ユニットハウスなら、住む場所に縛られる必要がなくなりますよね。引っ越しが簡単になるし、緻密にデザインされた住宅では難しい、絶景を眺められる崖の上にだって住めるかもしれない。
同様の考え方で、住まいを2つ持つ二拠点生活のハードルも下がるしね。僕ならスキーのできる雪山に建てるかな。僕自身がスキー好きだから、子どもにも趣味を伝えたい。家という箱を子どもに譲るだけじゃなく、趣味も一緒に受け継いでいく感じ。
それにユニットハウスって、いわゆる二世帯住宅にも対応しやすいと思うんですよ。今の二世帯住宅って、ものすごく妙じゃないですか。一緒に住むといいながら家を2つ建てて、玄関まで別にして、「いったい何なの?アパートなの?」みたいな(笑)。
分かるなー。
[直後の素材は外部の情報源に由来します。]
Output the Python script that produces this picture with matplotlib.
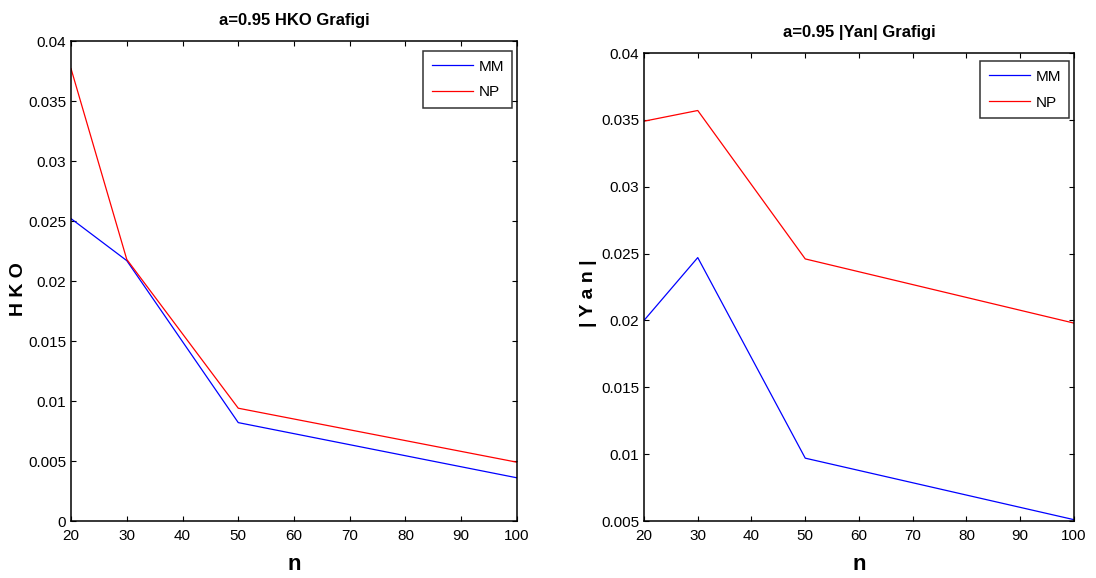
import matplotlib
matplotlib.use("Agg")
import matplotlib.pyplot as plt

n = [20, 30, 50, 100]
hko_mm = [0.0252, 0.0217, 0.0082, 0.0036]
hko_np = [0.0377, 0.0218, 0.0094, 0.0049]
yan_mm = [0.0200, 0.0247, 0.0097, 0.0051]
yan_np = [0.0349, 0.0357, 0.0246, 0.0198]

xticks = [20, 30, 40, 50, 60, 70, 80, 90, 100]
hko_yticks = [0, 0.005, 0.01, 0.015, 0.02, 0.025, 0.03, 0.035, 0.04]
hko_ylabels = ['0', '0.005', '0.01', '0.015', '0.02', '0.025', '0.03', '0.035', '0.04']
yan_yticks = [0.005, 0.01, 0.015, 0.02, 0.025, 0.03, 0.035, 0.04]
yan_ylabels = ['0.005', '0.01', '0.015', '0.02', '0.025', '0.03', '0.035', '0.04']

plt.rcParams['font.family'] = ['Liberation Sans', 'DejaVu Sans']

fig = plt.figure(figsize=(10.96, 5.78), dpi=100)
ax1 = fig.add_axes([0.0648, 0.0986, 0.4069, 0.8304])
ax2 = fig.add_axes([0.5876, 0.0986, 0.3923, 0.8097])

def style(ax, ylim, yticks, ylabels, title, ylabel, anchor, ylab_xy):
    ax.set_xlim(20, 100)
    ax.set_ylim(*ylim)
    ax.set_xticks(xticks)
    ax.set_xticklabels([str(v) for v in xticks], fontsize=11)
    ax.set_yticks(yticks)
    ax.set_yticklabels(ylabels, fontsize=11)
    ax.tick_params(axis='both', direction='in', top=True, right=True, length=3.5, width=0.8)
    ax.tick_params(axis='x', pad=6)
    ax.tick_params(axis='y', pad=3.5)
    for s in ax.spines.values():
        s.set_linewidth(1.1)
    ax.set_title(title, fontsize=12, fontweight='bold', pad=11.5)
    ax.set_xlabel('n', fontsize=16, fontweight='bold', labelpad=8)
    ax.set_ylabel(ylabel, fontsize=14, fontweight='bold')
    ax.yaxis.set_label_coords(*ylab_xy)
    leg = ax.legend(loc='upper right', bbox_to_anchor=anchor, borderaxespad=0,
                    fontsize=11, frameon=True, fancybox=False, edgecolor='black',
                    borderpad=0.55, handlelength=2.7, handletextpad=0.35, labelspacing=0.78)
    leg.get_frame().set_linewidth(1.1)

ax1.plot(n, hko_mm, color='blue', lw=0.9, label='MM')
ax1.plot(n, hko_np, color='red', lw=0.9, label='NP')
style(ax1, (0, 0.04), hko_yticks, hko_ylabels, 'a=0.95 HKO Grafigi', 'H K O',
      (0.9895, 0.979), (-0.099, 0.483))

ax2.plot(n, yan_mm, color='blue', lw=0.9, label='MM')
ax2.plot(n, yan_np, color='red', lw=0.9, label='NP')
style(ax2, (0.005, 0.04), yan_yticks, yan_ylabels, 'a=0.95 |Yan| Grafigi', '| Y a n |',
      (0.989, 0.982), (-0.109, 0.487))

fig.savefig('out.png', dpi=100)
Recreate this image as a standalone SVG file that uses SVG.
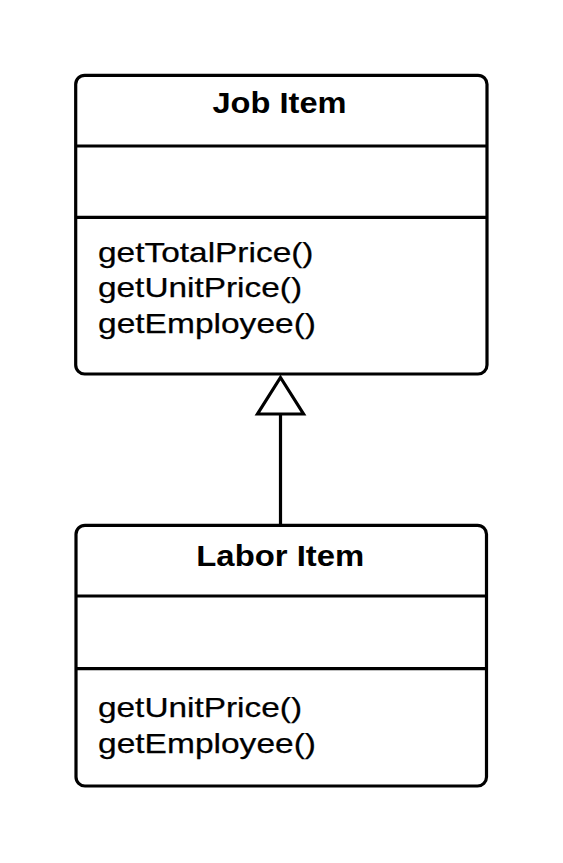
<svg xmlns="http://www.w3.org/2000/svg" width="563" height="863" viewBox="0 0 563 863">
<style>
.box{fill:#ffffff;stroke:#000000;stroke-width:3.2}
.div{stroke:#000000;stroke-width:3.2;fill:none}
.title{font-family:"Liberation Sans",Arial,sans-serif;font-weight:bold;font-size:29px;fill:#000000;text-anchor:middle}
.op{font-family:"Liberation Sans",Arial,sans-serif;font-size:28.5px;fill:#000000;stroke:#000000;stroke-width:0.25}
.edge{stroke:#000000;stroke-width:3.2;fill:none}
.head{stroke:#000000;stroke-width:3.2;fill:#ffffff;stroke-linejoin:miter}
</style>
<rect width="563" height="863" fill="#ffffff"/>
<g id="job-item">
<rect class="box" x="75.7" y="75.3" width="411.3" height="298.7" rx="9" ry="9"/>
<line class="div" x1="75.7" y1="146" x2="487" y2="146"/>
<line class="div" x1="75.7" y1="217.3" x2="487" y2="217.3"/>
<text class="title" x="279.5" y="113" textLength="134" lengthAdjust="spacingAndGlyphs">Job Item</text>
<text class="op" x="98" y="261.5" textLength="215.5" lengthAdjust="spacingAndGlyphs">getTotalPrice()</text>
<text class="op" x="98" y="297" textLength="204" lengthAdjust="spacingAndGlyphs">getUnitPrice()</text>
<text class="op" x="98" y="332.5" textLength="218" lengthAdjust="spacingAndGlyphs">getEmployee()</text>
</g>
<g id="labor-item">
<rect class="box" x="76" y="525.3" width="410.5" height="260.7" rx="9" ry="9"/>
<line class="div" x1="76" y1="596" x2="486.5" y2="596"/>
<line class="div" x1="76" y1="668.7" x2="486.5" y2="668.7"/>
<text class="title" x="280.3" y="565.5" textLength="168" lengthAdjust="spacingAndGlyphs">Labor Item</text>
<text class="op" x="98" y="717" textLength="204" lengthAdjust="spacingAndGlyphs">getUnitPrice()</text>
<text class="op" x="98" y="752.5" textLength="218" lengthAdjust="spacingAndGlyphs">getEmployee()</text>
</g>
<g id="connectors">
<line class="edge" x1="280.5" y1="414" x2="280.5" y2="525.3"/>
<polygon class="head" points="280.5,377.5 303.5,414 257.5,414"/>
</g>
</svg>
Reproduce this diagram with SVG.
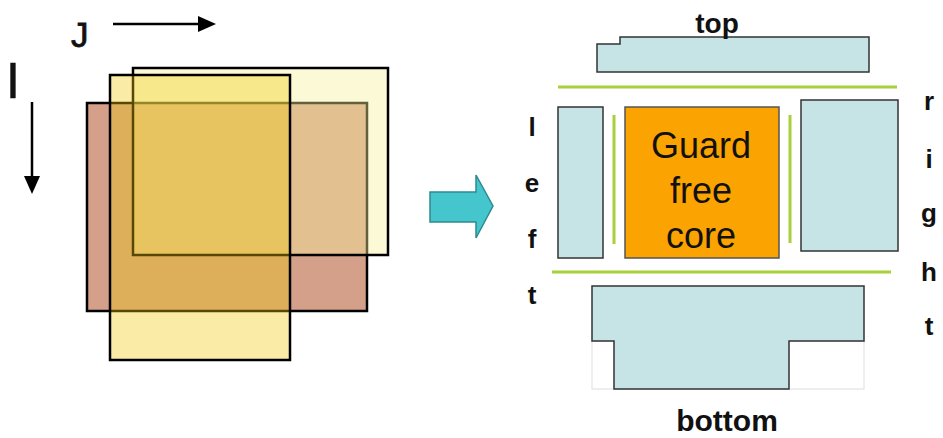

確かに異様かもしれない(笑)。
それがユニットハウスなら、家族1人ひとりに箱を渡して、「自由に住みましょうね」で終わり。個々のスペースを明確に区切るからこそ、一緒に住むことが苦にならないし、これってむしろ、家族のつながりを深めると思うんですよ。
各ユニットを四角くジョイントして、ロの字に囲まれた坪庭を作ってもおもしろいですね。坪庭に面して壁一面のガラス窓を作れば、それぞれの部屋にいてもつながっている感じがするし。
ですよね。窓にはしっかりブラインドを付けて、プライベートも守れるようにして。大きなガラス窓って、すごく重要な要素。視覚に抜けが生まれるから、部屋がすごく広く見えるんです。
なるほど。建てる場所によっては、外向きに窓を作ってもいいですね。外の景色に向けて大きな窓を作れば、借景も可能という。
ちょっと危険な断崖絶壁に住むような場合には、崖に面した壁を完全にクローズしてしまえば安心だし。ユニットの四角いフォルムって、頑丈なイメージが強いですよね。そこもJeepに通じるな、と。
外壁の色も変えやすいしね。塗り替えちゃえばいいから。住む場所に擬態してもいいし、あえてポップな色にしてもいい。さらには平面の屋根を利用して、ソーラーパネルも付けられる。
そのアレンジのしやすさも、移築しやすさや端材の少なさも、すべては超合理的なユニットをベースにしているからこそ。見た目のかっこよさを前提にせず、大事にすべき機能からデザインを考えれば、アイコニックな家は作れる。勉強になりました(笑)!